I have been working at NICE since 2015. I worked as a Health Case Worker first and then was promoted to Health Case Manager, so it has been almost six years working at NICE! Right now, I oversee a program called Preferred Communities Intensive Case Management. I help people by taking them to doctor’s appointments, teaching them how to take their medication, and helping them with a lot of their other needs.
What has been the most impactful part of your experience working at NICE?

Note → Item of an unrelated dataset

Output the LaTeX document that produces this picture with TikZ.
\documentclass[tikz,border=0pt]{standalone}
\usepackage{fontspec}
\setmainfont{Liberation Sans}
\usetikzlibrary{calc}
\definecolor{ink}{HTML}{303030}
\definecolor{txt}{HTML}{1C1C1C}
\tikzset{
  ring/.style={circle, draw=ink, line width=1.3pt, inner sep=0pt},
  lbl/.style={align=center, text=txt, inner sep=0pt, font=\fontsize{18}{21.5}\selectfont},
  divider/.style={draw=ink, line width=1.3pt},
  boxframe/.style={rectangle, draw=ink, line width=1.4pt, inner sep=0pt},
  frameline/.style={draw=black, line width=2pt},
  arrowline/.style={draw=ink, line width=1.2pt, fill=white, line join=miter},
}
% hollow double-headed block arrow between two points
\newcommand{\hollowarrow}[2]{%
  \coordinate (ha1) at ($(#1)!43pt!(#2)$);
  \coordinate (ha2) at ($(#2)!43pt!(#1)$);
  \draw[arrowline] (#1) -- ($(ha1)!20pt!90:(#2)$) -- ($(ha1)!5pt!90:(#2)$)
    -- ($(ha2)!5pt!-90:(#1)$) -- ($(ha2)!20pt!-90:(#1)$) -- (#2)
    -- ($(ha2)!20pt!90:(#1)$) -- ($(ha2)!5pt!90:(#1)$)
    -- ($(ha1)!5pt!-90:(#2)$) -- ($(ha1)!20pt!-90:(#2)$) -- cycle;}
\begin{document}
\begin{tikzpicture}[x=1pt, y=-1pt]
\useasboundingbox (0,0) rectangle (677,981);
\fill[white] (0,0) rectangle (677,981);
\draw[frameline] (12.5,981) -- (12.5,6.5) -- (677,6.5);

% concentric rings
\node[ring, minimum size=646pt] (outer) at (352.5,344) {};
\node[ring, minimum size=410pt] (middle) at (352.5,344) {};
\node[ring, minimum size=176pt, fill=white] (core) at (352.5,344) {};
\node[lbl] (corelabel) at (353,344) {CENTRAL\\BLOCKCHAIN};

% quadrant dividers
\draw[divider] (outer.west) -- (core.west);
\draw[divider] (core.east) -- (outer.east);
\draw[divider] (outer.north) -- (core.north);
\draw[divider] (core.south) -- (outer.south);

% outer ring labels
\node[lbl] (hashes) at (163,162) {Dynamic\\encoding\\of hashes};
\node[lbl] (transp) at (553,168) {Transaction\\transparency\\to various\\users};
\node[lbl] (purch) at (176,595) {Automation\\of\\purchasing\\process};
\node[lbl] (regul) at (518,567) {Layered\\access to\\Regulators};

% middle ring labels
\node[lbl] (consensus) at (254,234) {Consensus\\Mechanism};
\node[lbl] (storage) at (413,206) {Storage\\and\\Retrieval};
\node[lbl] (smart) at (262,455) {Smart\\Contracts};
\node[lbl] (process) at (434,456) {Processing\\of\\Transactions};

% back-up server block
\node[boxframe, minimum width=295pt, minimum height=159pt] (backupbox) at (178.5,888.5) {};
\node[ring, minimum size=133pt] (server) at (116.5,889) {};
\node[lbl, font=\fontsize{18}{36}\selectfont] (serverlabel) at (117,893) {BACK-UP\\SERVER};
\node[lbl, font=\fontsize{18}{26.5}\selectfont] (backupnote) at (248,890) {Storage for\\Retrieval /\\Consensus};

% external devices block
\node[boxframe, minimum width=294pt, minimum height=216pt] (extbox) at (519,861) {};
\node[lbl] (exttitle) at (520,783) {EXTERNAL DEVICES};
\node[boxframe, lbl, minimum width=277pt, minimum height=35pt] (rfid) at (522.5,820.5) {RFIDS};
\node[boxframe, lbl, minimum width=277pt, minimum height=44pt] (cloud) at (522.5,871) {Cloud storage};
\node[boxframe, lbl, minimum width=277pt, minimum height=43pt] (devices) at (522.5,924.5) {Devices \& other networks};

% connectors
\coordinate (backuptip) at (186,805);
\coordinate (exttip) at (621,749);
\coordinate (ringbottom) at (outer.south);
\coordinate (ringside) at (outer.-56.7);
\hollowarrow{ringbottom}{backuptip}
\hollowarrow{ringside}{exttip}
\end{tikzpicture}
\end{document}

Before I was hired at NICE, I used to volunteer in my apartment complex because there was a program at NICE called the Health Screening Program. Francis Anderson ran the program at that time, she was the health manager at NICE. She used to run this program with some volunteers and one day she contacted me and asked if I was interested in participating with this program. I would just take blood pressure, run blood sugar tests, measure height, weight and body mass index. I thought, why not? I spread the word about the program to my family members and others in the community and in my apartment complex. I would inform everybody when Francis called me to let me know that the NICE team was coming to provide services and I would call everybody enlisted in the program and invite them to my living room. I started helping the NICE volunteers take blood pressure because I had my medical certification from back at home.
Eventually, Francis and the team at NICE asked me if I was interested in working with NICE as a part-time job. I thought, of course! Why not? I was working full-time in a hospital at that time, and then I started working with NICE part time. After working there for some time, NICE offered me a full-time position and I thought, why not? I was resettled with NICE and this would be an opportunity to give back to the community again! I used to oversee the Health Screening Program plus the Elders program. The main program that attracted me to NICE was the Health Screening Program because that program aligns with my background in my previous job also.
What are your goals for the future as a Health Case Manager?
Working at NICE, my main goal is to help the immigrant community. I want to serve them. If there is a need, I want to step in and help them because I went through the same situation and don’t want them to face the same difficulties. I think of them like they were my own family.
What are your personal hopes for the future?
I would like to visit new places. I want to go back to Nepal and stay there! I was there last Fall for a month with my family. I didn’t want to come back! We just went there, celebrated, went to festivals and my children got to see their grandparents, because they are older now. They even got to see their uncles and aunts, and lots of other people. My children are still very young but they are beginning to recognize people when they look at pictures and are able to point out their uncles and aunts and grandparents. If there is anything I want to do, I want to go back there for a long time and stay with my family! I would just enjoy relaxing without working.
What do you like to do in your spare time?
I am a working mom, I spend most of my time inside, being a mother to my two kids. A lot of the time I just spend time with the kids, washing clothes, making food, sometimes playing with them. Most of the time I just cook but if we have extra time, we will go to the park to have fun and get some fresh air.
What is your favorite part of living in Nashville?
I love Nashville for the environment! It’s not too cold, not too hot, it’s very moderate. Sometimes it gets hot, but we don’t get snow very often. I don’t really like the snow!
I love the people around here too. I’ve made a lot more friends and I’ve gotten to know more people over here. There are also a lot of jobs in Nashville. If we ever need to find a job, we have good opportunities to find a job.
Nearly 85% of Bhutanese refugees have been resettled in the United States, strengthening and investing in our communities. The NICE community is so thankful for Kabita’s ongoing investment in the lives of our new friends in Nashville! Kabita’s lifelong commitment to providing health services to refugee and immigrant communities around the world is a testament to her compassion and dedication to serving others.